[Directions for this task]: Can you transcribe every line exactly and leave the pictures behind?

[Provided data]:
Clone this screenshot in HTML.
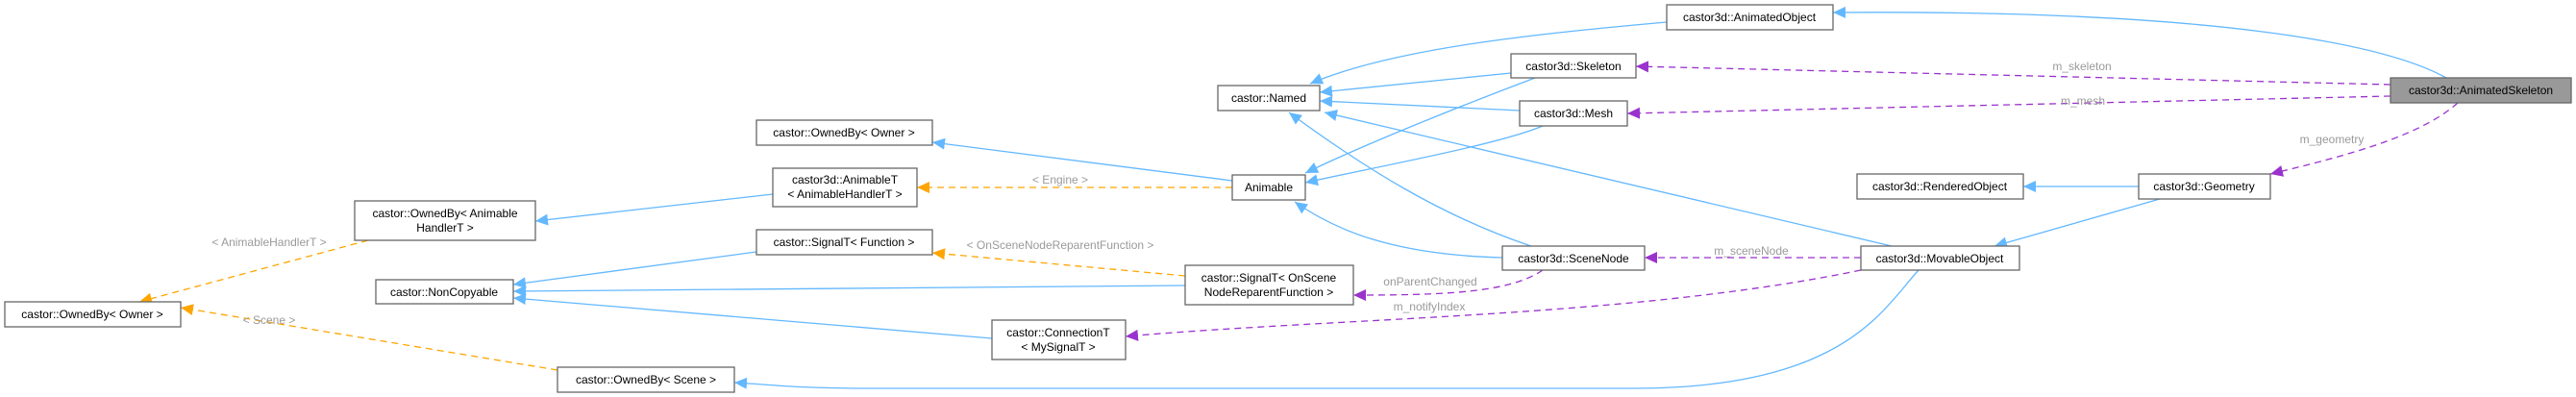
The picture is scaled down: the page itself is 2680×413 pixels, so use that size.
<!DOCTYPE html>
<html><head><meta charset="utf-8"><style>
html,body{margin:0;padding:0;background:#fff;width:2680px;height:413px;overflow:hidden}
svg{display:block}
text{font-family:"Liberation Sans",Arial,sans-serif;font-size:12px}
.b{fill:#fff;stroke:#666;stroke-width:1.3}
.t{fill:#000;text-anchor:middle}
.l{fill:#9a9a9a;text-anchor:middle}
.bl{fill:none;stroke:#63b8ff;stroke-width:1.3}
.or{fill:none;stroke:#ffa500;stroke-width:1.3;stroke-dasharray:7,5}
.pu{fill:none;stroke:#9a32cd;stroke-width:1.3;stroke-dasharray:7,5}
</style></head><body>
<svg width="2680" height="413" viewBox="0 0 2680 413" xmlns="http://www.w3.org/2000/svg">
<defs>
<marker id="ab" markerUnits="userSpaceOnUse" markerWidth="14" markerHeight="12" refX="13" refY="6" orient="auto"><path d="M0,0 L13,6 L0,12 z" fill="#63b8ff"/></marker>
<marker id="ao" markerUnits="userSpaceOnUse" markerWidth="14" markerHeight="12" refX="13" refY="6" orient="auto"><path d="M0,0 L13,6 L0,12 z" fill="#ffa500"/></marker>
<marker id="ap" markerUnits="userSpaceOnUse" markerWidth="14" markerHeight="12" refX="13" refY="6" orient="auto"><path d="M0,0 L13,6 L0,12 z" fill="#9a32cd"/></marker>
</defs>
<!-- blue edges -->
<path class="bl" marker-end="url(#ab)" d="M2545,81 C2480,45 2300,10 1907,13"/>
<path class="bl" marker-end="url(#ab)" d="M1734,23 C1600,35 1450,50 1363,87"/>
<path class="bl" marker-end="url(#ab)" d="M1572,76 L1373,96"/>
<path class="bl" marker-end="url(#ab)" d="M1581,115 L1373,105"/>
<path class="bl" marker-end="url(#ab)" d="M1597,81 C1520,110 1420,150 1358,180"/>
<path class="bl" marker-end="url(#ab)" d="M1605,131 C1560,150 1440,172 1358,190"/>
<path class="bl" marker-end="url(#ab)" d="M1593,256 C1500,225 1420,175 1341,117"/>
<path class="bl" marker-end="url(#ab)" d="M1563,268 C1450,265 1390,240 1347,210"/>
<path class="bl" marker-end="url(#ab)" d="M1968,256 L1378,117"/>
<path class="bl" marker-end="url(#ab)" d="M2225,194 L2105,194"/>
<path class="bl" marker-end="url(#ab)" d="M2247,207 L2075,256"/>
<path class="bl" marker-end="url(#ab)" d="M1996,281 C1960,320 1920,404 1700,404 L900,404 C830,404 800,400 764,398"/>
<path class="bl" marker-end="url(#ab)" d="M1282,188 L970,148"/>
<path class="bl" marker-end="url(#ab)" d="M804,202 L557,230"/>
<path class="bl" marker-end="url(#ab)" d="M787,262 L534,296"/>
<path class="bl" marker-end="url(#ab)" d="M1233,297 L534,303"/>
<path class="bl" marker-end="url(#ab)" d="M1032,352 L534,310"/>
<!-- orange -->
<path class="or" marker-end="url(#ao)" d="M1282,195 L954,195"/>
<path class="or" marker-end="url(#ao)" d="M1233,287 L970,263"/>
<path class="or" marker-end="url(#ao)" d="M383,250 L145,314"/>
<path class="or" marker-end="url(#ao)" d="M580,385 L188,320"/>
<!-- purple -->
<path class="pu" marker-end="url(#ap)" d="M2487,88 L1702,69"/>
<path class="pu" marker-end="url(#ap)" d="M2487,100 L1693,118"/>
<path class="pu" marker-end="url(#ap)" d="M2557,107 C2520,140 2450,160 2362,181"/>
<path class="pu" marker-end="url(#ap)" d="M1936,268 L1711,268"/>
<path class="pu" marker-end="url(#ap)" d="M1605,281 C1570,305 1500,307 1408,307"/>
<path class="pu" marker-end="url(#ap)" d="M1936,281 C1700,330 1400,330 1171,350"/>
<!-- labels -->
<text class="l" x="1103" y="191">&lt; Engine &gt;</text>
<text class="l" x="1103" y="259">&lt; OnSceneNodeReparentFunction &gt;</text>
<text class="l" x="280" y="256">&lt; AnimableHandlerT &gt;</text>
<text class="l" x="280" y="337">&lt; Scene &gt;</text>
<text class="l" x="1488" y="297">onParentChanged</text>
<text class="l" x="1487" y="323">m_notifyIndex</text>
<text class="l" x="2166" y="73">m_skeleton</text>
<text class="l" x="2167" y="109">m_mesh</text>
<text class="l" x="2426" y="149">m_geometry</text>
<text class="l" x="1822" y="265">m_sceneNode</text>
<!-- nodes -->
<rect x="2487" y="81" width="188" height="26" fill="#999" stroke="#666" stroke-width="1.3"/>
<text class="t" x="2581" y="98">castor3d::AnimatedSkeleton</text>
<rect class="b" x="1734" y="5" width="173" height="26"/><text class="t" x="1820" y="22">castor3d::AnimatedObject</text>
<rect class="b" x="1267" y="89" width="106" height="26"/><text class="t" x="1320" y="106">castor::Named</text>
<rect class="b" x="1572" y="56" width="130" height="25"/><text class="t" x="1637" y="73">castor3d::Skeleton</text>
<rect class="b" x="1581" y="105" width="112" height="26"/><text class="t" x="1637" y="122">castor3d::Mesh</text>
<rect class="b" x="787" y="125" width="183" height="26"/><text class="t" x="878" y="142">castor::OwnedBy&lt; Owner &gt;</text>
<rect class="b" x="804" y="175" width="150" height="40"/><text class="t" x="879" y="191">castor3d::AnimableT</text><text class="t" x="879" y="206">&lt; AnimableHandlerT &gt;</text>
<rect class="b" x="1282" y="182" width="76" height="26"/><text class="t" x="1320" y="199">Animable</text>
<rect class="b" x="787" y="239" width="183" height="26"/><text class="t" x="878" y="256">castor::SignalT&lt; Function &gt;</text>
<rect class="b" x="1233" y="276" width="175" height="41"/><text class="t" x="1320" y="293">castor::SignalT&lt; OnScene</text><text class="t" x="1320" y="308">NodeReparentFunction &gt;</text>
<rect class="b" x="1032" y="333" width="139" height="41"/><text class="t" x="1101" y="350">castor::ConnectionT</text><text class="t" x="1101" y="365">&lt; MySignalT &gt;</text>
<rect class="b" x="1563" y="256" width="148" height="25"/><text class="t" x="1637" y="273">castor3d::SceneNode</text>
<rect class="b" x="1932" y="181" width="173" height="26"/><text class="t" x="2018" y="198">castor3d::RenderedObject</text>
<rect class="b" x="2225" y="181" width="137" height="26"/><text class="t" x="2293" y="198">castor3d::Geometry</text>
<rect class="b" x="1936" y="256" width="165" height="25"/><text class="t" x="2018" y="273">castor3d::MovableObject</text>
<rect class="b" x="5" y="314" width="183" height="26"/><text class="t" x="96" y="331">castor::OwnedBy&lt; Owner &gt;</text>
<rect class="b" x="369" y="209" width="188" height="41"/><text class="t" x="463" y="226">castor::OwnedBy&lt; Animable</text><text class="t" x="463" y="241">HandlerT &gt;</text>
<rect class="b" x="391" y="291" width="143" height="25"/><text class="t" x="462" y="308">castor::NonCopyable</text>
<rect class="b" x="580" y="382" width="184" height="26"/><text class="t" x="672" y="399">castor::OwnedBy&lt; Scene &gt;</text>
</svg>
</body></html>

[Full solution]:
Clone this screenshot in HTML.
The picture is scaled down: the page itself is 2680×413 pixels, so use that size.
<!DOCTYPE html>
<html><head><meta charset="utf-8"><style>
html,body{margin:0;padding:0;background:#fff;width:2680px;height:413px;overflow:hidden}
svg{display:block}
text{font-family:"Liberation Sans",Arial,sans-serif;font-size:12px}
.b{fill:#fff;stroke:#666;stroke-width:1.3}
.t{fill:#000;text-anchor:middle}
.l{fill:#9a9a9a;text-anchor:middle}
.bl{fill:none;stroke:#63b8ff;stroke-width:1.3}
.or{fill:none;stroke:#ffa500;stroke-width:1.3;stroke-dasharray:7,5}
.pu{fill:none;stroke:#9a32cd;stroke-width:1.3;stroke-dasharray:7,5}
</style></head><body>
<svg width="2680" height="413" viewBox="0 0 2680 413" xmlns="http://www.w3.org/2000/svg">
<defs>
<marker id="ab" markerUnits="userSpaceOnUse" markerWidth="14" markerHeight="12" refX="13" refY="6" orient="auto"><path d="M0,0 L13,6 L0,12 z" fill="#63b8ff"/></marker>
<marker id="ao" markerUnits="userSpaceOnUse" markerWidth="14" markerHeight="12" refX="13" refY="6" orient="auto"><path d="M0,0 L13,6 L0,12 z" fill="#ffa500"/></marker>
<marker id="ap" markerUnits="userSpaceOnUse" markerWidth="14" markerHeight="12" refX="13" refY="6" orient="auto"><path d="M0,0 L13,6 L0,12 z" fill="#9a32cd"/></marker>
</defs>
<!-- blue edges -->
<path class="bl" marker-end="url(#ab)" d="M2545,81 C2480,45 2300,10 1907,13"/>
<path class="bl" marker-end="url(#ab)" d="M1734,23 C1600,35 1450,50 1363,87"/>
<path class="bl" marker-end="url(#ab)" d="M1572,76 L1373,96"/>
<path class="bl" marker-end="url(#ab)" d="M1581,115 L1373,105"/>
<path class="bl" marker-end="url(#ab)" d="M1597,81 C1520,110 1420,150 1358,180"/>
<path class="bl" marker-end="url(#ab)" d="M1605,131 C1560,150 1440,172 1358,190"/>
<path class="bl" marker-end="url(#ab)" d="M1593,256 C1500,225 1420,175 1341,117"/>
<path class="bl" marker-end="url(#ab)" d="M1563,268 C1450,265 1390,240 1347,210"/>
<path class="bl" marker-end="url(#ab)" d="M1968,256 L1378,117"/>
<path class="bl" marker-end="url(#ab)" d="M2225,194 L2105,194"/>
<path class="bl" marker-end="url(#ab)" d="M2247,207 L2075,256"/>
<path class="bl" marker-end="url(#ab)" d="M1996,281 C1960,320 1920,404 1700,404 L900,404 C830,404 800,400 764,398"/>
<path class="bl" marker-end="url(#ab)" d="M1282,188 L970,148"/>
<path class="bl" marker-end="url(#ab)" d="M804,202 L557,230"/>
<path class="bl" marker-end="url(#ab)" d="M787,262 L534,296"/>
<path class="bl" marker-end="url(#ab)" d="M1233,297 L534,303"/>
<path class="bl" marker-end="url(#ab)" d="M1032,352 L534,310"/>
<!-- orange -->
<path class="or" marker-end="url(#ao)" d="M1282,195 L954,195"/>
<path class="or" marker-end="url(#ao)" d="M1233,287 L970,263"/>
<path class="or" marker-end="url(#ao)" d="M383,250 L145,314"/>
<path class="or" marker-end="url(#ao)" d="M580,385 L188,320"/>
<!-- purple -->
<path class="pu" marker-end="url(#ap)" d="M2487,88 L1702,69"/>
<path class="pu" marker-end="url(#ap)" d="M2487,100 L1693,118"/>
<path class="pu" marker-end="url(#ap)" d="M2557,107 C2520,140 2450,160 2362,181"/>
<path class="pu" marker-end="url(#ap)" d="M1936,268 L1711,268"/>
<path class="pu" marker-end="url(#ap)" d="M1605,281 C1570,305 1500,307 1408,307"/>
<path class="pu" marker-end="url(#ap)" d="M1936,281 C1700,330 1400,330 1171,350"/>
<!-- labels -->
<text class="l" x="1103" y="191">&lt; Engine &gt;</text>
<text class="l" x="1103" y="259">&lt; OnSceneNodeReparentFunction &gt;</text>
<text class="l" x="280" y="256">&lt; AnimableHandlerT &gt;</text>
<text class="l" x="280" y="337">&lt; Scene &gt;</text>
<text class="l" x="1488" y="297">onParentChanged</text>
<text class="l" x="1487" y="323">m_notifyIndex</text>
<text class="l" x="2166" y="73">m_skeleton</text>
<text class="l" x="2167" y="109">m_mesh</text>
<text class="l" x="2426" y="149">m_geometry</text>
<text class="l" x="1822" y="265">m_sceneNode</text>
<!-- nodes -->
<rect x="2487" y="81" width="188" height="26" fill="#999" stroke="#666" stroke-width="1.3"/>
<text class="t" x="2581" y="98">castor3d::AnimatedSkeleton</text>
<rect class="b" x="1734" y="5" width="173" height="26"/><text class="t" x="1820" y="22">castor3d::AnimatedObject</text>
<rect class="b" x="1267" y="89" width="106" height="26"/><text class="t" x="1320" y="106">castor::Named</text>
<rect class="b" x="1572" y="56" width="130" height="25"/><text class="t" x="1637" y="73">castor3d::Skeleton</text>
<rect class="b" x="1581" y="105" width="112" height="26"/><text class="t" x="1637" y="122">castor3d::Mesh</text>
<rect class="b" x="787" y="125" width="183" height="26"/><text class="t" x="878" y="142">castor::OwnedBy&lt; Owner &gt;</text>
<rect class="b" x="804" y="175" width="150" height="40"/><text class="t" x="879" y="191">castor3d::AnimableT</text><text class="t" x="879" y="206">&lt; AnimableHandlerT &gt;</text>
<rect class="b" x="1282" y="182" width="76" height="26"/><text class="t" x="1320" y="199">Animable</text>
<rect class="b" x="787" y="239" width="183" height="26"/><text class="t" x="878" y="256">castor::SignalT&lt; Function &gt;</text>
<rect class="b" x="1233" y="276" width="175" height="41"/><text class="t" x="1320" y="293">castor::SignalT&lt; OnScene</text><text class="t" x="1320" y="308">NodeReparentFunction &gt;</text>
<rect class="b" x="1032" y="333" width="139" height="41"/><text class="t" x="1101" y="350">castor::ConnectionT</text><text class="t" x="1101" y="365">&lt; MySignalT &gt;</text>
<rect class="b" x="1563" y="256" width="148" height="25"/><text class="t" x="1637" y="273">castor3d::SceneNode</text>
<rect class="b" x="1932" y="181" width="173" height="26"/><text class="t" x="2018" y="198">castor3d::RenderedObject</text>
<rect class="b" x="2225" y="181" width="137" height="26"/><text class="t" x="2293" y="198">castor3d::Geometry</text>
<rect class="b" x="1936" y="256" width="165" height="25"/><text class="t" x="2018" y="273">castor3d::MovableObject</text>
<rect class="b" x="5" y="314" width="183" height="26"/><text class="t" x="96" y="331">castor::OwnedBy&lt; Owner &gt;</text>
<rect class="b" x="369" y="209" width="188" height="41"/><text class="t" x="463" y="226">castor::OwnedBy&lt; Animable</text><text class="t" x="463" y="241">HandlerT &gt;</text>
<rect class="b" x="391" y="291" width="143" height="25"/><text class="t" x="462" y="308">castor::NonCopyable</text>
<rect class="b" x="580" y="382" width="184" height="26"/><text class="t" x="672" y="399">castor::OwnedBy&lt; Scene &gt;</text>
</svg>
</body></html>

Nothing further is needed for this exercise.